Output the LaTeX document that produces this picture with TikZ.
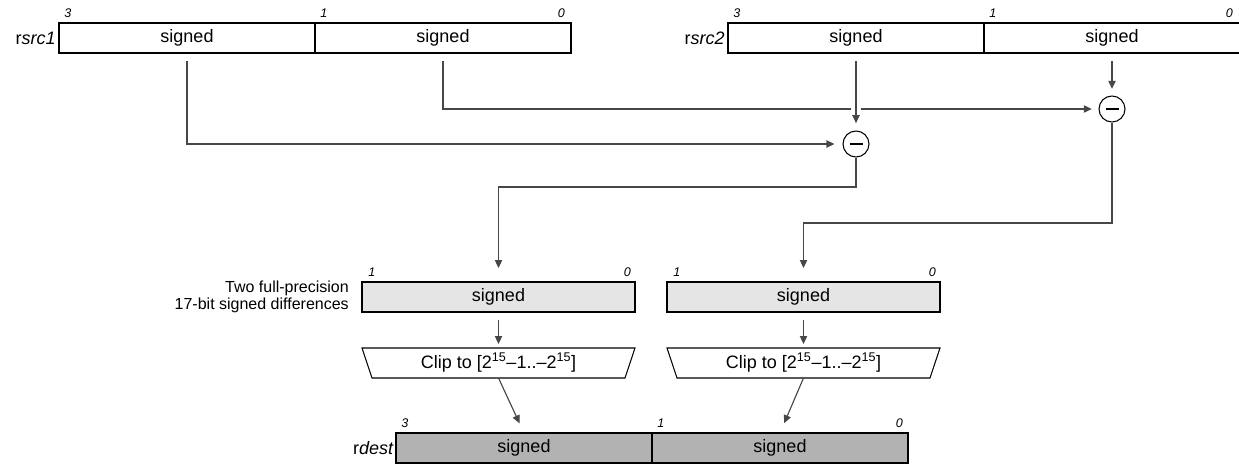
\documentclass[tikz,border=0pt]{standalone}
\usepackage{fontspec}
\setmainfont{Liberation Sans}
\usetikzlibrary{arrows.meta,calc}
\definecolor{midgray}{gray}{0.9}
\definecolor{dstgray}{gray}{0.7}
\definecolor{linegray}{gray}{0.28}
\begin{document}
\begin{tikzpicture}[x=0.75pt,y=-0.75pt,
  font=\fontsize{13.5}{16}\selectfont,
  cell/.style={draw=black,line width=1pt,minimum width=192pt,minimum height=22.5pt,inner sep=0pt,outer sep=0pt},
  mid/.style={cell,minimum width=204.75pt,fill=midgray},
  dst/.style={cell,fill=dstgray},
  bit/.style={font=\fontsize{9.4}{10}\selectfont\itshape,inner sep=0pt,anchor=base west},
  bitr/.style={bit,anchor=base east},
  conn/.style={draw=linegray,line width=0.85pt,-{Triangle[length=6pt,width=5.5pt]}},
  sub/.style={circle,draw=black,line width=0.8pt,minimum size=19.5pt,inner sep=0pt},
  regname/.style={anchor=east,inner sep=0pt},
  clipbox/.style={minimum width=204.75pt,minimum height=22.5pt,inner sep=0pt,outer sep=0pt},
]
\useasboundingbox (0,0) rectangle (1239,464);

% source registers
\node[cell] (s1h) at (187,38) {signed};
\node[cell] (s1l) at (443,38) {signed};
\node[regname] (n1) at (56,38) {r\textit{src1}};
\node[bit] (s1b3) at (64,17) {3};
\node[bit] (s1b1) at (320,17) {1};
\node[bitr] (s1b0) at (565,17) {0};

\node[cell] (s2h) at (856,38) {signed};
\node[cell] (s2l) at (1112,38) {signed};
\node[regname] (n2) at (725,38) {r\textit{src2}};
\node[bit] (s2b3) at (733,17) {3};
\node[bit] (s2b1) at (989,17) {1};
\node[bitr] (s2b0) at (1233,17) {0};

% subtractors
\node[sub] (c1) at (856,144) {};
\node[sub] (c2) at (1112,109) {};
\draw[line width=1pt] ($(c1)+(-6.5,0)$) -- ($(c1)+(6.5,0)$);
\draw[line width=1pt] ($(c2)+(-6.5,0)$) -- ($(c2)+(6.5,0)$);

\coordinate (o1h) at ($(s1h.south)+(0,8)$);
\coordinate (o1l) at ($(s1l.south)+(0,8)$);
\coordinate (o2h) at ($(s2h.south)+(0,8)$);
\coordinate (o2l) at ($(s2l.south)+(0,8)$);

\draw[conn,shorten >=6pt] (o1h) |- (c1);
\draw[conn,shorten >=5pt] (o1l) |- (c2);
\draw[white,line width=7.5pt] (856,106) -- (856,112);
\draw[conn,shorten >=5.5pt] (o2h) -- (c1);
\draw[conn,shorten >=5pt] (o2l) -- (c2);

% intermediate results
\node[mid] (b1) at (498.5,297) {signed};
\node[mid] (b2) at (803.5,297) {signed};
\node[bit] (b1b1) at (368,276) {1};
\node[bitr] (b1b0) at (631,276) {0};
\node[bit] (b2b1) at (673,276) {1};
\node[bitr] (b2b0) at (936,276) {0};
\node[regname,align=right,font=\fontsize{12}{12.75}\selectfont] (lab) at (349,297) {Two full-precision\\17-bit signed differences};

\coordinate (k1) at (856,187);
\coordinate (k2) at (1112,223);
\draw[conn,shorten >=10.5pt] (c1.south) -- (k1) -| (b1.north);
\draw[conn,shorten >=10.5pt] (c2.south) -- (k2) -| (b2.north);

% clip stages
\node[clipbox] (t1) at (498.5,363) {Clip to [2\textsuperscript{15}–1..–2\textsuperscript{15}]};
\node[clipbox] (t2) at (803.5,363) {Clip to [2\textsuperscript{15}–1..–2\textsuperscript{15}]};
\foreach \t in {t1,t2}
  \draw[black,line width=0.8pt] (\t.north west) -- (\t.north east) -- ($(\t.south east)+(-10,0)$) -- ($(\t.south west)+(10,0)$) -- cycle;

\draw[conn,shorten >=3pt] ($(b1.south)+(0,8)$) -- (t1.north);
\draw[conn,shorten >=3pt] ($(b2.south)+(0,8)$) -- (t2.north);

% destination register
\node[dst] (rd1) at (524,448) {signed};
\node[dst] (rd2) at (780,448) {signed};
\node[regname] (n3) at (394,448) {r\textit{dest}};
\node[bit] (db3) at (401,427) {3};
\node[bit] (db1) at (657,427) {1};
\node[bitr] (db0) at (903,427) {0};

\draw[conn,shorten >=8pt] (t1.south) -- (rd1.north);
\draw[conn,shorten >=8pt] (t2.south) -- (rd2.north);
\end{tikzpicture}
\end{document}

DIRECTIONS —
Your task is to repeat the data above exactly while excluding the pictures.

FULL OUTPUT —
Output the LaTeX document that produces this picture with TikZ.
\documentclass[tikz,border=0pt]{standalone}
\usepackage{fontspec}
\setmainfont{Liberation Sans}
\usetikzlibrary{arrows.meta,calc}
\definecolor{midgray}{gray}{0.9}
\definecolor{dstgray}{gray}{0.7}
\definecolor{linegray}{gray}{0.28}
\begin{document}
\begin{tikzpicture}[x=0.75pt,y=-0.75pt,
  font=\fontsize{13.5}{16}\selectfont,
  cell/.style={draw=black,line width=1pt,minimum width=192pt,minimum height=22.5pt,inner sep=0pt,outer sep=0pt},
  mid/.style={cell,minimum width=204.75pt,fill=midgray},
  dst/.style={cell,fill=dstgray},
  bit/.style={font=\fontsize{9.4}{10}\selectfont\itshape,inner sep=0pt,anchor=base west},
  bitr/.style={bit,anchor=base east},
  conn/.style={draw=linegray,line width=0.85pt,-{Triangle[length=6pt,width=5.5pt]}},
  sub/.style={circle,draw=black,line width=0.8pt,minimum size=19.5pt,inner sep=0pt},
  regname/.style={anchor=east,inner sep=0pt},
  clipbox/.style={minimum width=204.75pt,minimum height=22.5pt,inner sep=0pt,outer sep=0pt},
]
\useasboundingbox (0,0) rectangle (1239,464);

% source registers
\node[cell] (s1h) at (187,38) {signed};
\node[cell] (s1l) at (443,38) {signed};
\node[regname] (n1) at (56,38) {r\textit{src1}};
\node[bit] (s1b3) at (64,17) {3};
\node[bit] (s1b1) at (320,17) {1};
\node[bitr] (s1b0) at (565,17) {0};

\node[cell] (s2h) at (856,38) {signed};
\node[cell] (s2l) at (1112,38) {signed};
\node[regname] (n2) at (725,38) {r\textit{src2}};
\node[bit] (s2b3) at (733,17) {3};
\node[bit] (s2b1) at (989,17) {1};
\node[bitr] (s2b0) at (1233,17) {0};

% subtractors
\node[sub] (c1) at (856,144) {};
\node[sub] (c2) at (1112,109) {};
\draw[line width=1pt] ($(c1)+(-6.5,0)$) -- ($(c1)+(6.5,0)$);
\draw[line width=1pt] ($(c2)+(-6.5,0)$) -- ($(c2)+(6.5,0)$);

\coordinate (o1h) at ($(s1h.south)+(0,8)$);
\coordinate (o1l) at ($(s1l.south)+(0,8)$);
\coordinate (o2h) at ($(s2h.south)+(0,8)$);
\coordinate (o2l) at ($(s2l.south)+(0,8)$);

\draw[conn,shorten >=6pt] (o1h) |- (c1);
\draw[conn,shorten >=5pt] (o1l) |- (c2);
\draw[white,line width=7.5pt] (856,106) -- (856,112);
\draw[conn,shorten >=5.5pt] (o2h) -- (c1);
\draw[conn,shorten >=5pt] (o2l) -- (c2);

% intermediate results
\node[mid] (b1) at (498.5,297) {signed};
\node[mid] (b2) at (803.5,297) {signed};
\node[bit] (b1b1) at (368,276) {1};
\node[bitr] (b1b0) at (631,276) {0};
\node[bit] (b2b1) at (673,276) {1};
\node[bitr] (b2b0) at (936,276) {0};
\node[regname,align=right,font=\fontsize{12}{12.75}\selectfont] (lab) at (349,297) {Two full-precision\\17-bit signed differences};

\coordinate (k1) at (856,187);
\coordinate (k2) at (1112,223);
\draw[conn,shorten >=10.5pt] (c1.south) -- (k1) -| (b1.north);
\draw[conn,shorten >=10.5pt] (c2.south) -- (k2) -| (b2.north);

% clip stages
\node[clipbox] (t1) at (498.5,363) {Clip to [2\textsuperscript{15}–1..–2\textsuperscript{15}]};
\node[clipbox] (t2) at (803.5,363) {Clip to [2\textsuperscript{15}–1..–2\textsuperscript{15}]};
\foreach \t in {t1,t2}
  \draw[black,line width=0.8pt] (\t.north west) -- (\t.north east) -- ($(\t.south east)+(-10,0)$) -- ($(\t.south west)+(10,0)$) -- cycle;

\draw[conn,shorten >=3pt] ($(b1.south)+(0,8)$) -- (t1.north);
\draw[conn,shorten >=3pt] ($(b2.south)+(0,8)$) -- (t2.north);

% destination register
\node[dst] (rd1) at (524,448) {signed};
\node[dst] (rd2) at (780,448) {signed};
\node[regname] (n3) at (394,448) {r\textit{dest}};
\node[bit] (db3) at (401,427) {3};
\node[bit] (db1) at (657,427) {1};
\node[bitr] (db0) at (903,427) {0};

\draw[conn,shorten >=8pt] (t1.south) -- (rd1.north);
\draw[conn,shorten >=8pt] (t2.south) -- (rd2.north);
\end{tikzpicture}
\end{document}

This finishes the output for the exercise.